Manheim man ’digs’ history
Ever since he was a child, Dan Dennis of Manheim has had a fascination with “old things.”
Raised in Japan where his father served as a missionary, Dennis would visit a dusty antique shop in the little village where he and his family lived. Using whatever spending money he had, he would purchase old coins and books from the shopkeeper as often as he could.
This fascination with things from the past would soon became a full-blown hobby.
“At one point, probably through my father, I met a Japanese archaeologist who used to take me around to Neolithic sites in the area,” he recalled. “Sometimes, with my dad and family, we used to go to farmer fields where there used to be settlements and look for tiny obsidian arrowhead points and broken pottery.”
One day, he and his brother were digging with sticks in a field and unearthed a nearly intact 4,000 year-old decorated clay pot.
“It was quite exciting,” Dennis recalled. “I was probably 10 years old at the time. Years later I found out that it was most likely buried under the hearthstones of a house and most likely contained the remains of a stillborn or infant.”
By the time his family moved back to the United States, his father had purchased a metal detector for him.
“It became a pastime for us, a father/son thing, and we spent many weekends looking though old churchyards and the yards of old houses,” he said.
Years would pass and life would get in the way; but eventually his passion for history would claim much of his time once again.
“I got back into this probably 30-some years later, and after my dad had died,” he said.
He would find many more artifacts, including colonial as well as Civil War period relics.
Majoring in English literature and philosophy, he managed to also take some archaeology classes while in college. In cooperation with the head of the anthropology department at Millersville University, Dennis also created a for-credit class that examined Mayan spatial development.
More adventures soon awaited.
“I went to Central America for a couple of months, visited many Mayan ruined cities and wrote a paper for review,” he said. He also accompanied a friend to Guatemala and Honduras, who went on to become a full-time archaeologist in New Mexico. Through this colleague, Dennis was able to get his feet wet in the practical field — their first assignment was a survey in Midland, Texas.
Their job involved following a predetermined line through an area that was to be developed, digging test pits along the way screening the ground for cultural remains. Shortly afterwards, he was hired to spend several months in the pipeline scars of West Virginia.
“Everyone has their opinions of course about these pipelines, but it has given archaeologists a lot of work in the last decade or so,” he said. “Because of compliance guidelines set by individual state’s historical preservation offices, a survey is almost always required before earth and forest is removed in these constructions.
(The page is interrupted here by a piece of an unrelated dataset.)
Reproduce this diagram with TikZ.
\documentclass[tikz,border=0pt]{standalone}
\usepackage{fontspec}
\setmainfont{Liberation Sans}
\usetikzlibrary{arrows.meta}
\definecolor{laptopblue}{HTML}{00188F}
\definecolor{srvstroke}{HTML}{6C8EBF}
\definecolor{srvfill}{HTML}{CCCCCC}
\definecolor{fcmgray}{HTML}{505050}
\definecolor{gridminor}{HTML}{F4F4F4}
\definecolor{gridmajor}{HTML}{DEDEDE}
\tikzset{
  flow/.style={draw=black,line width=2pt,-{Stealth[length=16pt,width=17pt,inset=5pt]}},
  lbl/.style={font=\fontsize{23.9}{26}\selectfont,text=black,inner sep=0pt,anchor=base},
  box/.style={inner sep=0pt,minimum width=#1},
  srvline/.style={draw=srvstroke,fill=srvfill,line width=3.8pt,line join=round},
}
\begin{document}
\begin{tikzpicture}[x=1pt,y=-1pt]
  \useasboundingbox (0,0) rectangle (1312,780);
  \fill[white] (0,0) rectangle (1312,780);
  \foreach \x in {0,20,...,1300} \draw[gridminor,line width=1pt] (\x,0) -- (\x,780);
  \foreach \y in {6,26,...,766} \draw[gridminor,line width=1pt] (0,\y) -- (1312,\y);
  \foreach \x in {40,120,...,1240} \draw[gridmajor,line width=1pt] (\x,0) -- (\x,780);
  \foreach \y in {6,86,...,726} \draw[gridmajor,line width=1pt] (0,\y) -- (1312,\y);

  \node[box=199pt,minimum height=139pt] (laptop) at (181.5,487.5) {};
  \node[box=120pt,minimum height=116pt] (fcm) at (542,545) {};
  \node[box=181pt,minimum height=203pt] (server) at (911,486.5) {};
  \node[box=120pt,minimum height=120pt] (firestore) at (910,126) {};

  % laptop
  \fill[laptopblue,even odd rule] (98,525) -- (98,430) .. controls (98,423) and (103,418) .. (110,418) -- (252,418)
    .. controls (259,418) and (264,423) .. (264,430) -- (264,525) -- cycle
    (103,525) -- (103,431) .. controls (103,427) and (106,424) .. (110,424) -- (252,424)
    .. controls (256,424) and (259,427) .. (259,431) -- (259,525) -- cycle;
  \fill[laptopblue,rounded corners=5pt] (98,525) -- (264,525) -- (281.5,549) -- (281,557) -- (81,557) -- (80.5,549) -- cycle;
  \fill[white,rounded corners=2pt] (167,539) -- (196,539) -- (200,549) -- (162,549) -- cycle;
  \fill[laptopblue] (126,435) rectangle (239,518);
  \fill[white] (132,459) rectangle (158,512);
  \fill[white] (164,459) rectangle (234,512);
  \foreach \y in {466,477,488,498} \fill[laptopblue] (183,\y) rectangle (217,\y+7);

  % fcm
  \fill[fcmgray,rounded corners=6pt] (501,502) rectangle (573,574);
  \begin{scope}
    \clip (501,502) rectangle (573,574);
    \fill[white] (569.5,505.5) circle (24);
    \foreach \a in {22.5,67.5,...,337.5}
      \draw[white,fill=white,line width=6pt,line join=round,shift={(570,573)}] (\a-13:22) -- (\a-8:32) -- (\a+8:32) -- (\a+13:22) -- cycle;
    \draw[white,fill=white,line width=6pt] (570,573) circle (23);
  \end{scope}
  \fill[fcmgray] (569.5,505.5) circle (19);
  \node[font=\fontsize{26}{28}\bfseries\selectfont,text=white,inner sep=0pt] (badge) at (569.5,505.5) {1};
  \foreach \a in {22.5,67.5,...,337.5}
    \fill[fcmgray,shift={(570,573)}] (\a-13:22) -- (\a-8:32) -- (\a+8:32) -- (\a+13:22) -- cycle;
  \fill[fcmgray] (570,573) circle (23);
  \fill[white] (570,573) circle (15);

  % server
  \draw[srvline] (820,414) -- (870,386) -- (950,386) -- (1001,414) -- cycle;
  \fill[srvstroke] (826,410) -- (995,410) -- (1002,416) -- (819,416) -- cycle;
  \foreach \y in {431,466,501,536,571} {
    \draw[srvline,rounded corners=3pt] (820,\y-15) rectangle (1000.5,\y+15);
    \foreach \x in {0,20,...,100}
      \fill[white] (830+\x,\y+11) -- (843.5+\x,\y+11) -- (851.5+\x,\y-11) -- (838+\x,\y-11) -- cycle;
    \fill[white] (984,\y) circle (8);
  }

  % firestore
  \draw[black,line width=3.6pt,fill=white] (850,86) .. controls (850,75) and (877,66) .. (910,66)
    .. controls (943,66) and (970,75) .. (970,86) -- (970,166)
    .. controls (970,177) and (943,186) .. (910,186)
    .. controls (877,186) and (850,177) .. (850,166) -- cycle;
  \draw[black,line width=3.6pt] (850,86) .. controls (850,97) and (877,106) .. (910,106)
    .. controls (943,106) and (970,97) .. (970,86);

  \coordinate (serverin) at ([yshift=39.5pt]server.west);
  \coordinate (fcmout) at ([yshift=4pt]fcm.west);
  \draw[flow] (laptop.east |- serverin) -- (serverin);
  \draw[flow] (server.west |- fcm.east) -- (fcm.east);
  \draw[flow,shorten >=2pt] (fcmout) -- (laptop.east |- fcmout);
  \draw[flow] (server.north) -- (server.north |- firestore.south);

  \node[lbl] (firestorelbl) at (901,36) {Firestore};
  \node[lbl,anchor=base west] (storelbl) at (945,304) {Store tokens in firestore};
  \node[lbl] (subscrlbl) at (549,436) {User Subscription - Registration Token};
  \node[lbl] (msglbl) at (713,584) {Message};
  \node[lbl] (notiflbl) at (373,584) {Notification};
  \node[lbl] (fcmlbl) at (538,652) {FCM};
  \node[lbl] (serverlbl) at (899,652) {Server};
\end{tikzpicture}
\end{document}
Most of these were STP’s, or shovel test pit surveys done by teams.”
For the past 20 years, Dennis has also operated his own business, creating furniture out of salvaged barn lumber. While this career has provided him with a comfortable living, he’s slowly looking to get back into archaeology full-time.
Last winter, he had the chance to work on a two-month project in southern New Mexico.
“We did a pedestrian survey for the most part,” he explained. “This entailed just walking about 10 miles a day in the desert. Because there is little soil build-up in this part of the country, artifacts that are thousands of years old can still be found just laying on the surface. We found hundreds of artifacts, photographed and GPS marked them and left them on the ground for posterity. Most of the land we were working was Bureau of Land Management property and was for a dust mitigation project along a major highway that would get inundated with sand storms.”
Recently, a special project in Pennsylvania would come his way.
While he cannot reveal many details since the project is still ongoing, he does say that the dig is taking place due to a road expansion close to a 300 year old Quaker Meeting House. During the Revolutionary War, part of the structure was used as a hospital and according to history, at least 30 soldiers were buried in a mass grave somewhere on the property.
So far he and his crew haven’t found any remains — a promising sign that those who were laid to rest nearly 250 years ago will continue to be undisturbed.
It’s all part of a hobby that’s equal parts dirty, dusty, and dangerous; but all in a day’s work for Dan Dennis.